# SET EXERCISE
Count every line that has the word "this". Give the number, without anything more.

# WORKING DATA
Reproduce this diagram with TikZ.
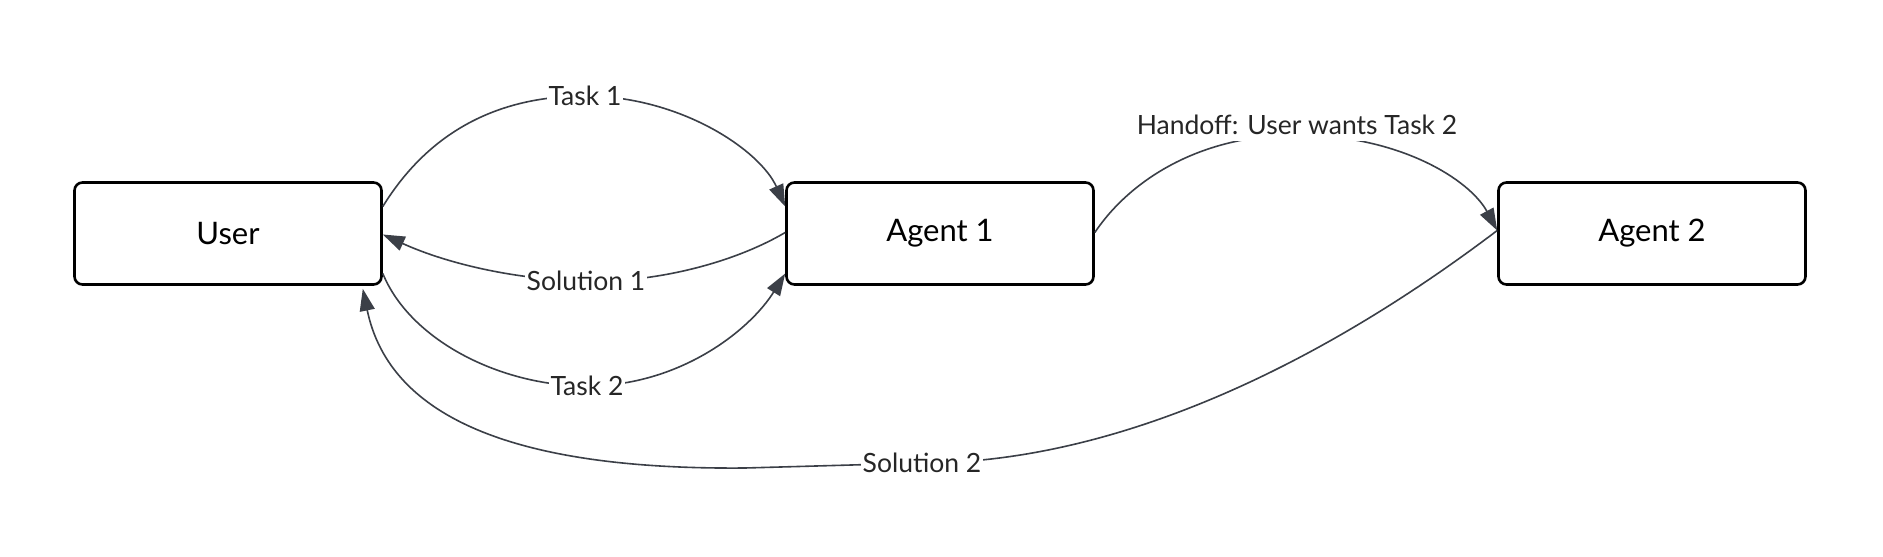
\documentclass[tikz,border=0pt]{standalone}
\usepackage{fontspec}
\setmainfont{Lato}
\usetikzlibrary{arrows.meta,calc}
\definecolor{edgecol}{HTML}{3B3F47}
\tikzset{
  box/.style={draw=black, line width=2.6pt, rounded corners=8pt, fill=white,
    minimum width=307pt, minimum height=102pt, inner sep=0pt,
    font=\fontsize{31}{36}\selectfont},
  edge/.style={draw=edgecol, line width=1.6pt,
    -{Triangle[length=22pt,width=15pt,fill=edgecol]}},
  lbl/.style={fill=white, text=black!85, inner sep=2pt,
    font=\fontsize{26.5}{30}\selectfont},
}
\begin{document}
\begin{tikzpicture}[x=1pt,y=-1pt]
\useasboundingbox[fill=white] (0,0) rectangle (1883,557);
\node[box] (user) at (228,233.5) {User};
\node[box] (agent1) at (940,233.5) {Agent 1};
\node[box] (agent2) at (1652,233.5) {Agent 2};

% Task 1
\draw[edge] ($(user.east)+(0,-27)$) .. controls (430,130) and (500,96) .. (585,96)
  node[lbl] (t1) {Task 1}
  .. controls (680,96) and (760,150) .. ($(agent1.west)+(0,-27)$);
% Solution 1
\draw[edge] ($(agent1.west)+(0,-1)$) .. controls (730,265) and (650,283) .. (586,281)
  node[lbl] (s1) {Solution 1}
  .. controls (520,280) and (450,265) .. ($(user.east)+(0,1)$);
% Task 2
\draw[edge] ($(user.east)+(0,40)$) .. controls (410,340) and (500,386) .. (587,386)
  node[lbl] (t2) {Task 2}
  .. controls (680,386) and (750,330) .. ($(agent1.west)+(0,40)$);
% Handoff
\draw[edge] ($(agent1.east)+(0,-1)$) .. controls (1130,180) and (1200,135) .. (1297,135)
  .. controls (1400,135) and (1470,180) .. ($(agent2.west)+(0,-3)$);
\node[lbl, inner sep=6pt] (h) at (1297,125) {Handoff: User wants Task 2};
% Solution 2
\draw[edge] ($(agent2.west)+(0,-3)$) .. controls (1300,380) and (1100,463) .. (922,463)
  node[lbl] (s2) {Solution 2}
  -- (745,468) .. controls (520,470) and (390,420) .. ($(user.south east)+(-20,3)$);
\end{tikzpicture}
\end{document}
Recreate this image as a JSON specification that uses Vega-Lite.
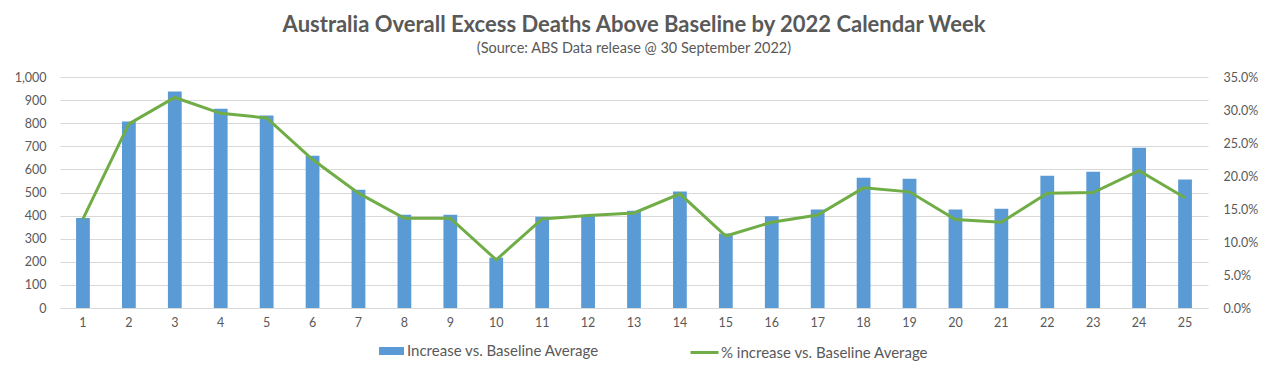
{
  "$schema": "https://vega.github.io/schema/vega-lite/v6.json",
  "autosize": {"type": "none"},
  "width": 1148,
  "height": 231,
  "padding": {"left": 60, "top": 77, "right": 64, "bottom": 76},
  "background": "white",
  "title": {
    "text": "Australia Overall Excess Deaths Above Baseline by 2022 Calendar Week",
    "subtitle": "(Source:  ABS Data release @ 30 September  2022)",
    "anchor": "middle",
    "font": "Lato",
    "fontSize": 22,
    "fontWeight": "bold",
    "color": "#595959",
    "subtitleFont": "Lato",
    "subtitleFontSize": 14.5,
    "subtitleColor": "#595959",
    "subtitlePadding": 5,
    "offset": 15
  },
  "config": {
    "font": "Lato",
    "view": {"stroke": null},
    "axis": {"labelColor": "#595959", "labelFontSize": 12.5, "labelFont": "Lato", "title": null},
    "legend": {"labelFont": "Lato", "labelLimit": 0}
  },
  "data": {
    "values": [
      {"week": 1, "increase": 390, "pct": 0.135},
      {"week": 2, "increase": 807, "pct": 0.279},
      {"week": 3, "increase": 937, "pct": 0.319},
      {"week": 4, "increase": 863, "pct": 0.295},
      {"week": 5, "increase": 833, "pct": 0.288},
      {"week": 6, "increase": 659, "pct": 0.225},
      {"week": 7, "increase": 512, "pct": 0.174},
      {"week": 8, "increase": 404, "pct": 0.136},
      {"week": 9, "increase": 404, "pct": 0.136},
      {"week": 10, "increase": 218, "pct": 0.073},
      {"week": 11, "increase": 395, "pct": 0.135},
      {"week": 12, "increase": 402, "pct": 0.140},
      {"week": 13, "increase": 421, "pct": 0.144},
      {"week": 14, "increase": 504, "pct": 0.173},
      {"week": 15, "increase": 322, "pct": 0.109},
      {"week": 16, "increase": 397, "pct": 0.130},
      {"week": 17, "increase": 426, "pct": 0.141},
      {"week": 18, "increase": 564, "pct": 0.182},
      {"week": 19, "increase": 560, "pct": 0.176},
      {"week": 20, "increase": 426, "pct": 0.134},
      {"week": 21, "increase": 430, "pct": 0.130},
      {"week": 22, "increase": 573, "pct": 0.174},
      {"week": 23, "increase": 590, "pct": 0.175},
      {"week": 24, "increase": 694, "pct": 0.208},
      {"week": 25, "increase": 556, "pct": 0.167}
    ]
  },
  "encoding": {
    "x": {
      "field": "week",
      "type": "ordinal",
      "scale": {"paddingInner": 0.7, "paddingOuter": 0.35},
      "axis": {
        "labelAngle": 0,
        "ticks": false,
        "domainColor": "#D9D9D9",
        "labelPadding": 8
      }
    }
  },
  "layer": [
    {
      "mark": {"type": "bar"},
      "encoding": {
        "y": {
          "field": "increase",
          "type": "quantitative",
          "scale": {"domain": [0, 1000]},
          "axis": {
            "values": [0, 100, 200, 300, 400, 500, 600, 700, 800, 900, 1000],
            "format": ",.0f",
            "grid": true,
            "gridColor": "#D9D9D9",
            "domain": false,
            "ticks": false,
            "labelPadding": 14
          }
        },
        "color": {
          "datum": "Increase vs. Baseline Average",
          "scale": {"range": ["#5B9BD5"]},
          "legend": {
            "title": null,
            "orient": "none",
            "legendX": 324,
            "legendY": 266.5,
            "symbolType": "M-2.5,-0.8H2.5V0.8H-2.5Z",
            "symbolSize": 100,
            "symbolStrokeWidth": 0,
            "labelOffset": 8,
            "labelFontSize": 15,
            "labelColor": "#595959",
            "padding": 0
          }
        }
      }
    },
    {
      "mark": {"type": "line", "strokeWidth": 3},
      "encoding": {
        "y": {
          "field": "pct",
          "type": "quantitative",
          "scale": {"domain": [0, 0.35]},
          "axis": {
            "orient": "right",
            "values": [0, 0.05, 0.1, 0.15, 0.2, 0.25, 0.3, 0.35],
            "format": ".1%",
            "grid": false,
            "domain": false,
            "ticks": false,
            "labelPadding": 15
          }
        },
        "stroke": {
          "datum": "% increase vs. Baseline Average",
          "scale": {"range": ["#70AD47"]},
          "legend": {
            "title": null,
            "orient": "none",
            "legendX": 629,
            "legendY": 260,
            "symbolType": "stroke",
            "symbolSize": 784,
            "symbolStrokeWidth": 3,
            "labelOffset": 1,
            "labelFontSize": 15,
            "labelColor": "#595959",
            "padding": 0
          }
        }
      }
    }
  ],
  "resolve": {"scale": {"y": "independent"}}
}
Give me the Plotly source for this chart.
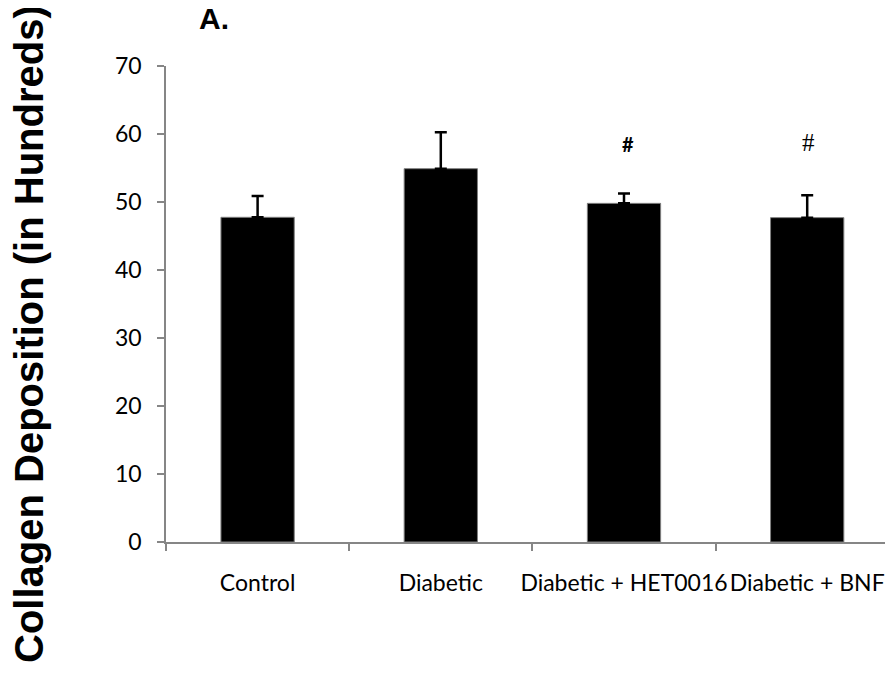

# OUTPUT OF THE TASK
3